Canada’s new trade deal with Indonesia: modest job gains, targeted opportunities
Canada Indonesia trade deal
Canada has just signed a landmark trade agreement with Indonesia, its first with a member of the fast-growing ASEAN bloc. Ottawa has billed the deal as a pathway to doubling trade with the world’s fourth most populous country within six years. But what does this mean for Canadian workers and, in particular, for staffing firms that match talent with opportunity?
The truth is nuanced. The economic returns are real but not transformative. If Canadian exports to Indonesia indeed double from their current base of roughly $2.3 billion, the agreement could support an additional 8,000 to 12,000 jobs across the economy. That figure may sound impressive, but in the context of a 20-million-person workforce, it is a ripple rather than a wave. Still, the distribution of those gains matters. For certain regions and sectors, the impact could be meaningful.
Prairie Grains and Fertilizer: Demand Downstream
The biggest winners are likely to be on the Prairies, where cereals, oilseeds, and fertilizer already dominate trade flows with Indonesia. Tariff cuts and clearer sanitary and phytosanitary rules should smooth access for Canadian farmers and processors. While much of the activity is export-driven, the knock-on effects (rail logistics, port handling, warehousing) create openings for staffing firms specializing in seasonal labor, supply-chain technicians, and skilled trades.
Quebec and B.C. Forestry: Margins at the Mill
Indonesia is a major buyer of pulp and paper, and Canadian producers in Quebec and British Columbia stand to benefit from tariff relief. This won’t spark a hiring boom in mills that have struggled with global competition, but it could stabilize employment and even open pockets of new demand in transportation, equipment maintenance, and plant operations. Staffing firms with forestry expertise may find modest but steady opportunities.
Machinery, Aerospace, and Services: Ontario’s Bet
For Ontario and Quebec, the gains are more industrial. Machinery, instruments, and aerospace components all feature in the tariff schedules, with government procurement and rules-of-origin provisions reducing barriers. The deal also includes a stand-alone chapter on financial services, as well as provisions on telecom and e-commerce sectors where Canadian firms can sell not just goods but knowledge and expertise. These are higher value-added areas, where each dollar of export supports more domestic employment than commodities. Staffing firms should watch for rising demand in engineering, consulting, and after-sales technical roles.

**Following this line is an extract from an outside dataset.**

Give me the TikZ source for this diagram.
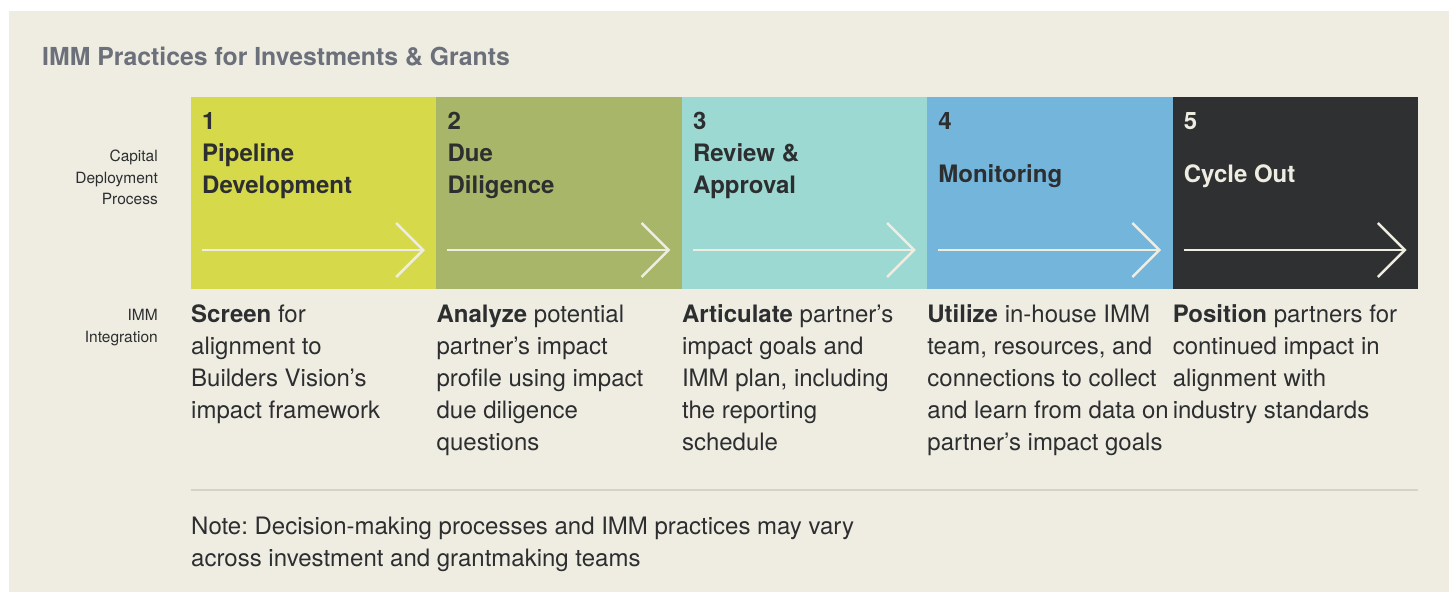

Critical Minerals and the EV Future
Perhaps the most strategic element is a bilateral dialogue on critical minerals. Indonesia controls some of the world’s largest nickel reserves, vital for electric vehicle batteries. While the heavy refining will remain in Southeast Asia, Canadian firms may find opportunities in environmental services, engineering design, and software that supports these supply chains. Here, staffing firms could see demand for specialized professionals from geologists to process engineers.
Offsets and Caveats
Not all effects are positive. Indonesia is a powerhouse in textiles, footwear, and furniture. Greater imports in these categories could shave employment in what remains of Canada’s domestic production and retail sectors. And while 95 percent of Canadian exports will eventually enter duty-free, free trade agreements are only as powerful as the companies that use them. Certification, partner networks, and market adaptation all take time. The government’s own estimates suggest that most tariff benefits will take at least eight months to materialize, with the doubling scenario spread over six years.
What It Means for Staffing Firms
For the staffing industry, the key is not the aggregate job count but the sectoral distribution. Prairie agriculture, B.C. and Quebec forestry, Ontario’s industrial and service exporters—these are where hiring needs will cluster. Demand will lean toward specialized skills: logistics workers, plant technicians, engineers, consultants. And because much of this hiring is project-based or seasonal, staffing firms are well positioned to capture it.
The broader takeaway is that the Canada–Indonesia deal will not transform the national labour market overnight. But it will create concentrated pockets of opportunity. For staffing firms, this is a moment to anticipate where demand will emerge, align recruiting pipelines, and educate clients on how to seize the benefits of a new trade corridor.